┌─ Input
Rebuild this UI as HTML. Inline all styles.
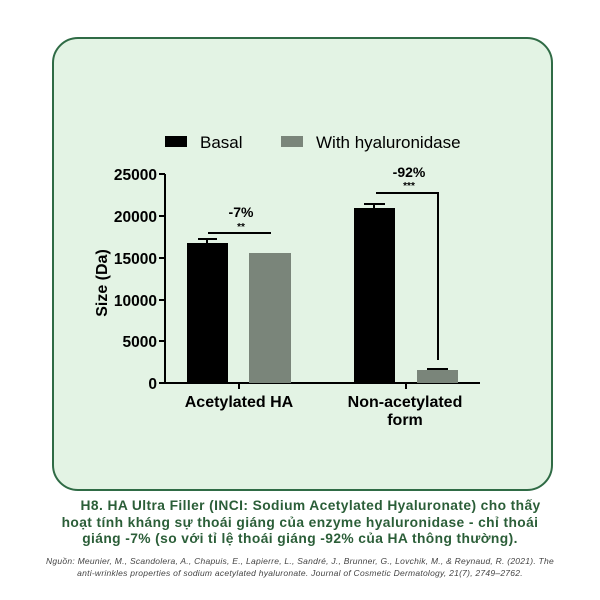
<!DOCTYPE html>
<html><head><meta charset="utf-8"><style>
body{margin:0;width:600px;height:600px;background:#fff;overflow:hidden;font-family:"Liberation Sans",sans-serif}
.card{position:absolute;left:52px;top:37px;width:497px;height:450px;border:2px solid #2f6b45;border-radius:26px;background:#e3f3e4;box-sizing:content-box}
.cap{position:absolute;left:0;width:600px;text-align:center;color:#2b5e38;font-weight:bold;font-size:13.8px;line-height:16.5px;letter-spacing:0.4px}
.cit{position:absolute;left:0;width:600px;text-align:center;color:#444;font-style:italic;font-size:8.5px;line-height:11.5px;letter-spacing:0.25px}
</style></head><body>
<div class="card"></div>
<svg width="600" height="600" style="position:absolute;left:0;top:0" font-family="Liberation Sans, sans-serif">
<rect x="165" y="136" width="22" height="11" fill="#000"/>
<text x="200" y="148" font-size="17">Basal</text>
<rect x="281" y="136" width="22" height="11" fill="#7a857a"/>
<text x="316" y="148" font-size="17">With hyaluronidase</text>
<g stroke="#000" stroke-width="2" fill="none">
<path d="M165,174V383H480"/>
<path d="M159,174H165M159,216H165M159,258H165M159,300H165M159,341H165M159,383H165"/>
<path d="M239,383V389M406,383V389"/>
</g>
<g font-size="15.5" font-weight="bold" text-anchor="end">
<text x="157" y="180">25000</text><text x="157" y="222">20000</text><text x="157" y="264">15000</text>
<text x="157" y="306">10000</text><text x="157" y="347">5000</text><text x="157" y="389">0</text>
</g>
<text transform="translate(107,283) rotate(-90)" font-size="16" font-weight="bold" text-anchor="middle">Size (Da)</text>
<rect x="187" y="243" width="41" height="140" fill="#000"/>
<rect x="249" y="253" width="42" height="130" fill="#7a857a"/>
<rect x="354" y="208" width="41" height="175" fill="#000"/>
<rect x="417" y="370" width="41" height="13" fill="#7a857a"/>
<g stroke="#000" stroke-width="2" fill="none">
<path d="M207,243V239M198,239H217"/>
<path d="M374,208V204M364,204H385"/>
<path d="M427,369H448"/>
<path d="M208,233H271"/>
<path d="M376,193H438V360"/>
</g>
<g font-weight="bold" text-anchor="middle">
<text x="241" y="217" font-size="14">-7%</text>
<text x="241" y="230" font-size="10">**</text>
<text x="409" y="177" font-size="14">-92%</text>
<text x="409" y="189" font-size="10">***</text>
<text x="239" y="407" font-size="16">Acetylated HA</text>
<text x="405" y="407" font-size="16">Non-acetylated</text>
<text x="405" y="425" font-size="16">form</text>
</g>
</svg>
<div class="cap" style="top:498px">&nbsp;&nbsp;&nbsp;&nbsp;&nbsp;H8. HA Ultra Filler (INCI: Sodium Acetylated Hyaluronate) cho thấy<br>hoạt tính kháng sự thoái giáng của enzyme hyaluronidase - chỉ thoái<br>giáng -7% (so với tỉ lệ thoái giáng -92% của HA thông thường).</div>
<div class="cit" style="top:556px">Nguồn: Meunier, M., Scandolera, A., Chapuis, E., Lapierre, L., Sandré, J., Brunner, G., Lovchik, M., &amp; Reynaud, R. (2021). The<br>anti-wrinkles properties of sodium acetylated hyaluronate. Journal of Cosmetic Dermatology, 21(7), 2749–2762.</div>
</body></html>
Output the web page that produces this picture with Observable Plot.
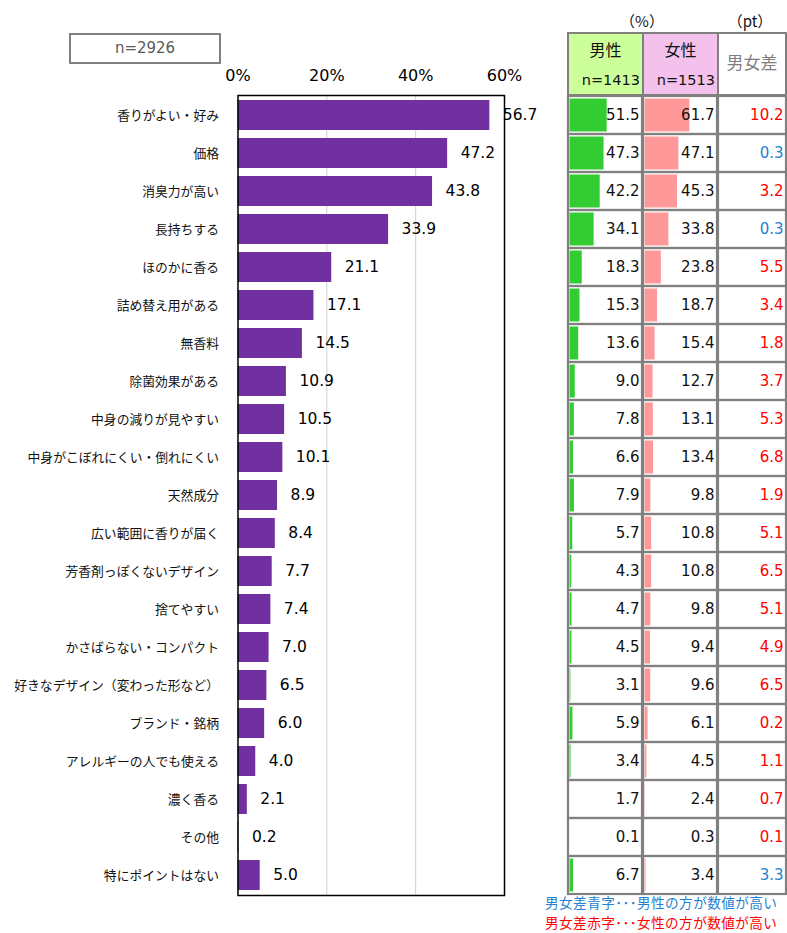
└─
Problem requirements - An exact transcription of all the entries is required, without the pictures.

Completed task -
Rebuild this UI as HTML. Inline all styles.
<!DOCTYPE html>
<html><head><meta charset="utf-8"><style>
body{margin:0;width:600px;height:600px;background:#fff;overflow:hidden;font-family:"Liberation Sans",sans-serif}
.card{position:absolute;left:52px;top:37px;width:497px;height:450px;border:2px solid #2f6b45;border-radius:26px;background:#e3f3e4;box-sizing:content-box}
.cap{position:absolute;left:0;width:600px;text-align:center;color:#2b5e38;font-weight:bold;font-size:13.8px;line-height:16.5px;letter-spacing:0.4px}
.cit{position:absolute;left:0;width:600px;text-align:center;color:#444;font-style:italic;font-size:8.5px;line-height:11.5px;letter-spacing:0.25px}
</style></head><body>
<div class="card"></div>
<svg width="600" height="600" style="position:absolute;left:0;top:0" font-family="Liberation Sans, sans-serif">
<rect x="165" y="136" width="22" height="11" fill="#000"/>
<text x="200" y="148" font-size="17">Basal</text>
<rect x="281" y="136" width="22" height="11" fill="#7a857a"/>
<text x="316" y="148" font-size="17">With hyaluronidase</text>
<g stroke="#000" stroke-width="2" fill="none">
<path d="M165,174V383H480"/>
<path d="M159,174H165M159,216H165M159,258H165M159,300H165M159,341H165M159,383H165"/>
<path d="M239,383V389M406,383V389"/>
</g>
<g font-size="15.5" font-weight="bold" text-anchor="end">
<text x="157" y="180">25000</text><text x="157" y="222">20000</text><text x="157" y="264">15000</text>
<text x="157" y="306">10000</text><text x="157" y="347">5000</text><text x="157" y="389">0</text>
</g>
<text transform="translate(107,283) rotate(-90)" font-size="16" font-weight="bold" text-anchor="middle">Size (Da)</text>
<rect x="187" y="243" width="41" height="140" fill="#000"/>
<rect x="249" y="253" width="42" height="130" fill="#7a857a"/>
<rect x="354" y="208" width="41" height="175" fill="#000"/>
<rect x="417" y="370" width="41" height="13" fill="#7a857a"/>
<g stroke="#000" stroke-width="2" fill="none">
<path d="M207,243V239M198,239H217"/>
<path d="M374,208V204M364,204H385"/>
<path d="M427,369H448"/>
<path d="M208,233H271"/>
<path d="M376,193H438V360"/>
</g>
<g font-weight="bold" text-anchor="middle">
<text x="241" y="217" font-size="14">-7%</text>
<text x="241" y="230" font-size="10">**</text>
<text x="409" y="177" font-size="14">-92%</text>
<text x="409" y="189" font-size="10">***</text>
<text x="239" y="407" font-size="16">Acetylated HA</text>
<text x="405" y="407" font-size="16">Non-acetylated</text>
<text x="405" y="425" font-size="16">form</text>
</g>
</svg>
<div class="cap" style="top:498px">&nbsp;&nbsp;&nbsp;&nbsp;&nbsp;H8. HA Ultra Filler (INCI: Sodium Acetylated Hyaluronate) cho thấy<br>hoạt tính kháng sự thoái giáng của enzyme hyaluronidase - chỉ thoái<br>giáng -7% (so với tỉ lệ thoái giáng -92% của HA thông thường).</div>
<div class="cit" style="top:556px">Nguồn: Meunier, M., Scandolera, A., Chapuis, E., Lapierre, L., Sandré, J., Brunner, G., Lovchik, M., &amp; Reynaud, R. (2021). The<br>anti-wrinkles properties of sodium acetylated hyaluronate. Journal of Cosmetic Dermatology, 21(7), 2749–2762.</div>
</body></html>
Output the web page that produces this picture with Observable Plot.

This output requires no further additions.